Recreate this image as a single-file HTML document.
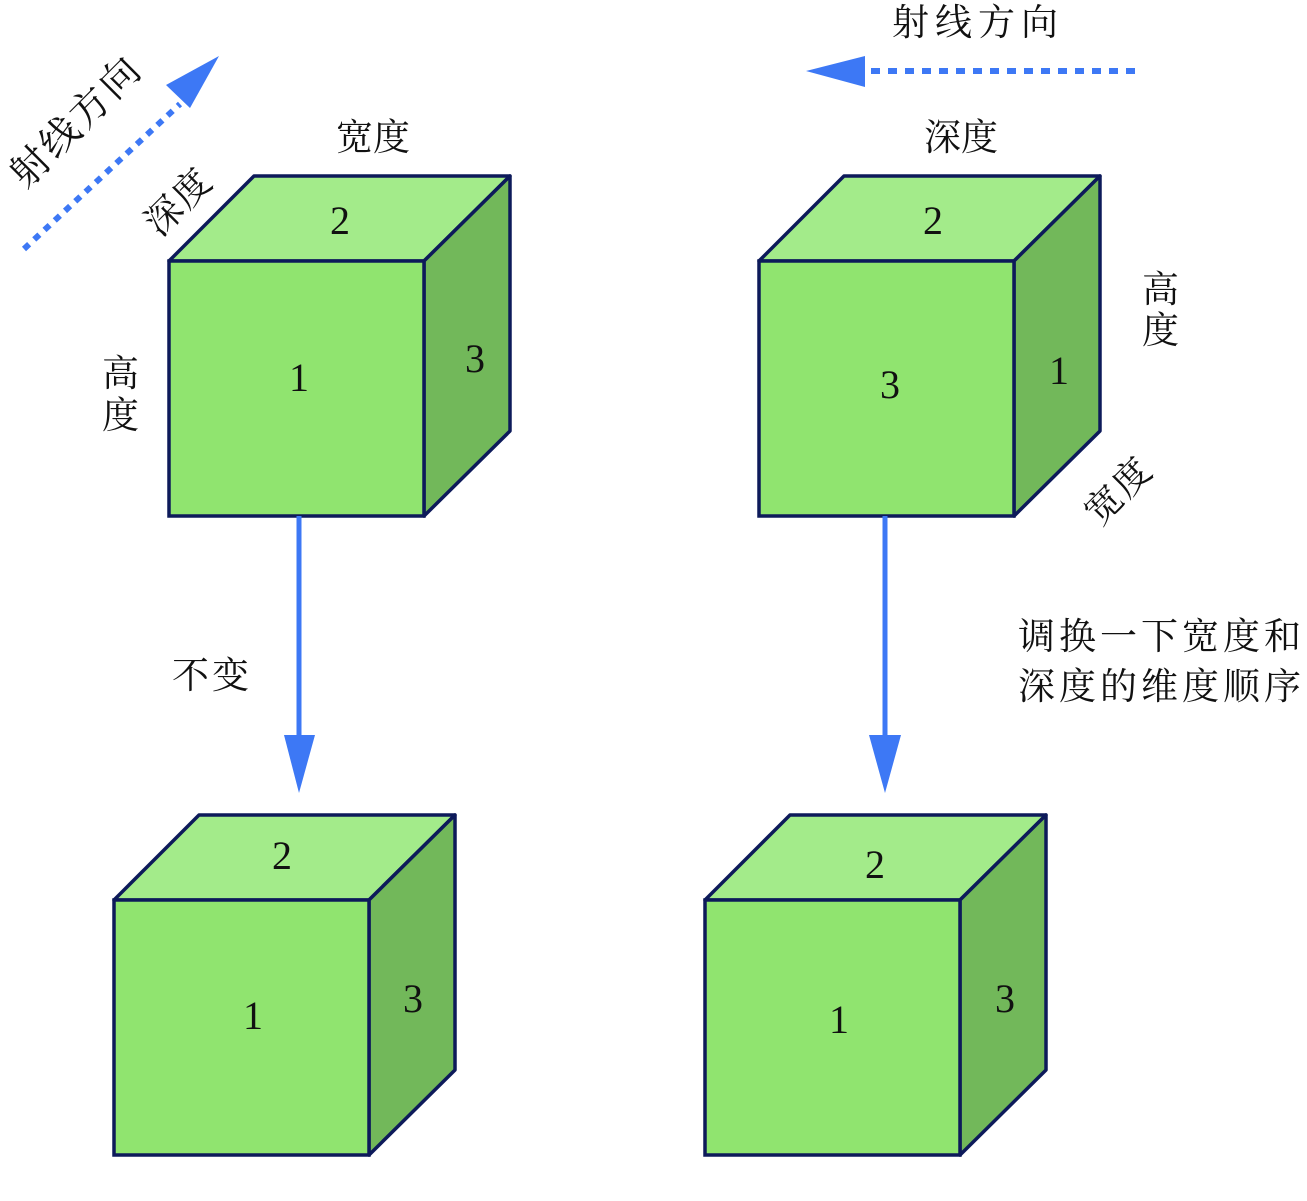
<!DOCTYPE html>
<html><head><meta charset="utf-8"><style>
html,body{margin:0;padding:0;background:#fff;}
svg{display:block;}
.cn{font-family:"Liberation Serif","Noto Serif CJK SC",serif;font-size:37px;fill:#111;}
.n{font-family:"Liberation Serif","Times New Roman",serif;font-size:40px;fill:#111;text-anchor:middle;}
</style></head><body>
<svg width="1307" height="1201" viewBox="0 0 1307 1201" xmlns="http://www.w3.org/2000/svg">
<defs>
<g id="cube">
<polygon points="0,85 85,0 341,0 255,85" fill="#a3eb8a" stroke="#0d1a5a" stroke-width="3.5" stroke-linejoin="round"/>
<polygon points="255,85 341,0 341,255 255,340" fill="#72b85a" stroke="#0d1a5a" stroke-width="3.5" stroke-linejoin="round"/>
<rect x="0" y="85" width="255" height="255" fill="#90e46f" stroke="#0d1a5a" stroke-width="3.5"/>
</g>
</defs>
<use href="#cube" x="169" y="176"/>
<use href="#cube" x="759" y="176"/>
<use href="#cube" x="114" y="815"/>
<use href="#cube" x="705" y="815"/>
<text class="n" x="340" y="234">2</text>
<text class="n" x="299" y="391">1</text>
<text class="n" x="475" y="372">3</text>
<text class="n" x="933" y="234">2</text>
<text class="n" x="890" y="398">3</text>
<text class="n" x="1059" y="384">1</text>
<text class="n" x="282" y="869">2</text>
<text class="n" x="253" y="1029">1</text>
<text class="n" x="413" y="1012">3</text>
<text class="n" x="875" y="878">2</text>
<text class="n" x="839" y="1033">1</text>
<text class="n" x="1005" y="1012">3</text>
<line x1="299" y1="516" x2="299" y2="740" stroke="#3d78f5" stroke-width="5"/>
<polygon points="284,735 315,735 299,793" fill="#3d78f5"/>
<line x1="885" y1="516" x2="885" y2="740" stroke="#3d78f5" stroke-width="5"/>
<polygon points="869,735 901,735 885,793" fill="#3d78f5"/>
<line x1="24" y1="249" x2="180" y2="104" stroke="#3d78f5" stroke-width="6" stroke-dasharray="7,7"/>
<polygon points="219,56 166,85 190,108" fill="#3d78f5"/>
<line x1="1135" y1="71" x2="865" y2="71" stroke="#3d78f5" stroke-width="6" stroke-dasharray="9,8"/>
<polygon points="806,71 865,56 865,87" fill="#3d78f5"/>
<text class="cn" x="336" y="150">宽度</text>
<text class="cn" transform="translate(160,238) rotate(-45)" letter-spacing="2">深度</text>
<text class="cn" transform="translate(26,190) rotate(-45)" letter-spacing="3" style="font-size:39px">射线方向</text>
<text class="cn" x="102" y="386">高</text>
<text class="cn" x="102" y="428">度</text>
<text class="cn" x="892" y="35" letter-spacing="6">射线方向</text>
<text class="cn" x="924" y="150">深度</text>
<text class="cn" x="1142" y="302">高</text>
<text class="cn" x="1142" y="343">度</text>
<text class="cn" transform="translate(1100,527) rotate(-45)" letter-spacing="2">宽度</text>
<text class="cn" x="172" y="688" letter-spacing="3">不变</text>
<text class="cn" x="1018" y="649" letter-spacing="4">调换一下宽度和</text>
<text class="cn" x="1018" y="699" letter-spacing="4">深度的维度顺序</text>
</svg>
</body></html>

### Task statement
Write out the listing above again, exactly, but with no pictures in the copy.

### The reply
Recreate this image as a single-file HTML document.
<!DOCTYPE html>
<html><head><meta charset="utf-8"><style>
html,body{margin:0;padding:0;background:#fff;}
svg{display:block;}
.cn{font-family:"Liberation Serif","Noto Serif CJK SC",serif;font-size:37px;fill:#111;}
.n{font-family:"Liberation Serif","Times New Roman",serif;font-size:40px;fill:#111;text-anchor:middle;}
</style></head><body>
<svg width="1307" height="1201" viewBox="0 0 1307 1201" xmlns="http://www.w3.org/2000/svg">
<defs>
<g id="cube">
<polygon points="0,85 85,0 341,0 255,85" fill="#a3eb8a" stroke="#0d1a5a" stroke-width="3.5" stroke-linejoin="round"/>
<polygon points="255,85 341,0 341,255 255,340" fill="#72b85a" stroke="#0d1a5a" stroke-width="3.5" stroke-linejoin="round"/>
<rect x="0" y="85" width="255" height="255" fill="#90e46f" stroke="#0d1a5a" stroke-width="3.5"/>
</g>
</defs>
<use href="#cube" x="169" y="176"/>
<use href="#cube" x="759" y="176"/>
<use href="#cube" x="114" y="815"/>
<use href="#cube" x="705" y="815"/>
<text class="n" x="340" y="234">2</text>
<text class="n" x="299" y="391">1</text>
<text class="n" x="475" y="372">3</text>
<text class="n" x="933" y="234">2</text>
<text class="n" x="890" y="398">3</text>
<text class="n" x="1059" y="384">1</text>
<text class="n" x="282" y="869">2</text>
<text class="n" x="253" y="1029">1</text>
<text class="n" x="413" y="1012">3</text>
<text class="n" x="875" y="878">2</text>
<text class="n" x="839" y="1033">1</text>
<text class="n" x="1005" y="1012">3</text>
<line x1="299" y1="516" x2="299" y2="740" stroke="#3d78f5" stroke-width="5"/>
<polygon points="284,735 315,735 299,793" fill="#3d78f5"/>
<line x1="885" y1="516" x2="885" y2="740" stroke="#3d78f5" stroke-width="5"/>
<polygon points="869,735 901,735 885,793" fill="#3d78f5"/>
<line x1="24" y1="249" x2="180" y2="104" stroke="#3d78f5" stroke-width="6" stroke-dasharray="7,7"/>
<polygon points="219,56 166,85 190,108" fill="#3d78f5"/>
<line x1="1135" y1="71" x2="865" y2="71" stroke="#3d78f5" stroke-width="6" stroke-dasharray="9,8"/>
<polygon points="806,71 865,56 865,87" fill="#3d78f5"/>
<text class="cn" x="336" y="150">宽度</text>
<text class="cn" transform="translate(160,238) rotate(-45)" letter-spacing="2">深度</text>
<text class="cn" transform="translate(26,190) rotate(-45)" letter-spacing="3" style="font-size:39px">射线方向</text>
<text class="cn" x="102" y="386">高</text>
<text class="cn" x="102" y="428">度</text>
<text class="cn" x="892" y="35" letter-spacing="6">射线方向</text>
<text class="cn" x="924" y="150">深度</text>
<text class="cn" x="1142" y="302">高</text>
<text class="cn" x="1142" y="343">度</text>
<text class="cn" transform="translate(1100,527) rotate(-45)" letter-spacing="2">宽度</text>
<text class="cn" x="172" y="688" letter-spacing="3">不变</text>
<text class="cn" x="1018" y="649" letter-spacing="4">调换一下宽度和</text>
<text class="cn" x="1018" y="699" letter-spacing="4">深度的维度顺序</text>
</svg>
</body></html>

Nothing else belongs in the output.